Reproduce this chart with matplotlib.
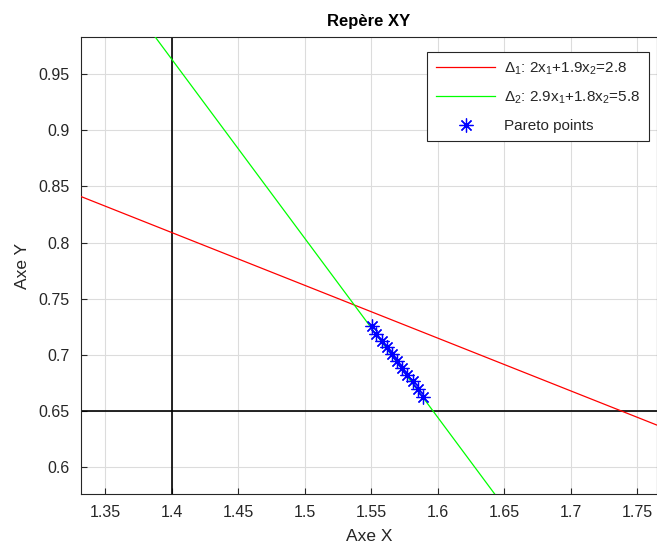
# coding:utf8
"""
Repère XY : deux droites et les points de Pareto
"""
from matplotlib import pyplot as plt

plt.rcParams['font.family'] = ['Liberation Sans', 'DejaVu Sans']
plt.rcParams['mathtext.fontset'] = 'custom'
plt.rcParams['mathtext.rm'] = 'Liberation Sans'
plt.rcParams['mathtext.it'] = 'Liberation Sans'

# droites (extrémités)
d1_x = [1.332, 1.765]
d1_y = [0.841, 0.637]
d2_x = [1.3876, 1.643]
d2_y = [0.9836, 0.5754]

# repères noirs
x_ref = 1.4
y_ref = 0.65

# points de Pareto
pareto_x = [1.5508, 1.5533, 1.5578, 1.5618, 1.5656, 1.5698,
            1.5731, 1.5773, 1.5813, 1.5851, 1.5889]
pareto_y = [0.7256, 0.7181, 0.7119, 0.7068, 0.7009, 0.6943,
            0.6884, 0.6821, 0.6762, 0.6696, 0.6622]

xticks = [1.35, 1.4, 1.45, 1.5, 1.55, 1.6, 1.65, 1.7, 1.75]
yticks = [0.6, 0.65, 0.7, 0.75, 0.8, 0.85, 0.9, 0.95]

fig = plt.figure(figsize=(6.57, 5.5), dpi=100)
ax = fig.add_axes([0.1233, 0.1013, 0.8767, 0.832])

txt = '#262626'

ax.axvline(x_ref, color='black', linewidth=1.2, zorder=2)
ax.axhline(y_ref, color='black', linewidth=1.2, zorder=2)
ax.plot(d1_x, d1_y, color='red', linewidth=0.9,
        label=r'$\Delta_{1}$: 2x$_{1}$+1.9x$_{2}$=2.8', zorder=3)
ax.plot(d2_x, d2_y, color='#00ff00', linewidth=0.9,
        label=r'$\Delta_{2}$: 2.9x$_{1}$+1.8x$_{2}$=5.8', zorder=3)
ax.plot(pareto_x, pareto_y, linestyle='none', marker=(8, 2, 0),
        markersize=10, markeredgewidth=0.9, color='blue',
        label='Pareto points', zorder=4)

ax.set_xlim(1.332, 1.7648)
ax.set_ylim(0.5754, 0.9836)
ax.set_xticks(xticks)
ax.set_xticklabels(['%g' % v for v in xticks])
ax.set_yticks(yticks)
ax.set_yticklabels(['%g' % v for v in yticks])
ax.tick_params(direction='in', length=4, width=0.8, colors=txt,
               labelsize=11.5, pad=8)
ax.grid(True, color='#dcdcdc', linewidth=0.8)
ax.set_axisbelow(True)
for s in ax.spines.values():
    s.set_color(txt)
    s.set_linewidth(0.8)

ax.set_title('Repère XY', fontsize=12, fontweight='bold', color='black', pad=8)
ax.set_xlabel('Axe X', fontsize=12.5, color=txt, labelpad=6)
ax.set_ylabel('Axe Y', fontsize=12.5, color=txt, labelpad=6)

leg = ax.legend(loc='upper right', bbox_to_anchor=(0.986, 0.967),
                borderaxespad=0, fontsize=11, handlelength=3.9,
                handletextpad=0.6, fancybox=False, framealpha=1,
                edgecolor=txt, borderpad=0.55, labelspacing=0.85)
leg.get_frame().set_linewidth(0.8)
for t in leg.get_texts():
    t.set_color(txt)

fig.savefig('out.png', dpi=100)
—————
◆ What this task involves
Repeat the lines exactly as they stand, from the opening line of the data through the line with "txt = '#262626'". Pictures stay out of the copy.

◆ Finished exercise
Reproduce this chart with matplotlib.
# coding:utf8
"""
Repère XY : deux droites et les points de Pareto
"""
from matplotlib import pyplot as plt

plt.rcParams['font.family'] = ['Liberation Sans', 'DejaVu Sans']
plt.rcParams['mathtext.fontset'] = 'custom'
plt.rcParams['mathtext.rm'] = 'Liberation Sans'
plt.rcParams['mathtext.it'] = 'Liberation Sans'

# droites (extrémités)
d1_x = [1.332, 1.765]
d1_y = [0.841, 0.637]
d2_x = [1.3876, 1.643]
d2_y = [0.9836, 0.5754]

# repères noirs
x_ref = 1.4
y_ref = 0.65

# points de Pareto
pareto_x = [1.5508, 1.5533, 1.5578, 1.5618, 1.5656, 1.5698,
            1.5731, 1.5773, 1.5813, 1.5851, 1.5889]
pareto_y = [0.7256, 0.7181, 0.7119, 0.7068, 0.7009, 0.6943,
            0.6884, 0.6821, 0.6762, 0.6696, 0.6622]

xticks = [1.35, 1.4, 1.45, 1.5, 1.55, 1.6, 1.65, 1.7, 1.75]
yticks = [0.6, 0.65, 0.7, 0.75, 0.8, 0.85, 0.9, 0.95]

fig = plt.figure(figsize=(6.57, 5.5), dpi=100)
ax = fig.add_axes([0.1233, 0.1013, 0.8767, 0.832])

txt = '#262626'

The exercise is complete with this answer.